For instance if we're given a string: "abcd"

If there's anything but "a" and "c" in a string, I want to reject it, so I'd do:

s = "abcd"
i_only_want = ["a", "c"]
for letter in s:
   if letter not in i_only_want:
      reject(s)

Is there a better/more efficient way than doing a nested loop?

CodePudding user response：

The developers of (the standard version of) Python use C, which means they have a very efficient language on their hands - most basic operations are written in very efficient code, so using them when they are available, instead of coming up with your own logic in Python is almost always faster, unless the overhead of a function call beats it.

Since you need to avoid checking duplicates and you're only interested in knowing if there are any characters in s that are not in i_only_want, you're basically checking if the characters of s are a subset of the characters in i_only_want.

So this is likely close to optimal:

s = 'abcd'
i_only_want = {'a', 'c'}
if not set(s).issubset(i_only_want):
    reject(s)

Whether it is really more efficient may depend on the size of the string and collection of characters, as well as several other factors. But as others have pointed out, the problem as you present it is so minimal, that optimisation is hardly even a concern.

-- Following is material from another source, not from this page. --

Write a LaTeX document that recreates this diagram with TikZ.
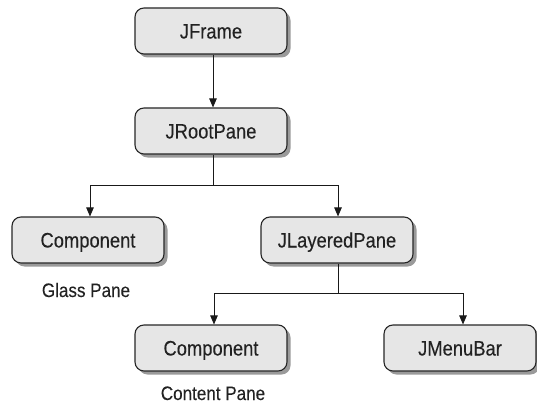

If you're doing this billions upon billions of time, sure, but then you should probably tell use more about how these billions of values arrive, what they typically look like, how they are distributed.

By the way, I'd prefer set(s).issubset(i_only_want) over set(s).difference(i_only_want) - that relies on the truthiness of the non-empty set, but it requires going through the whole set to come up with a complete difference, while you're only interesting in known if there is a difference. So it's likely less efficient, since issubset is likely to evaluate the sets lazily.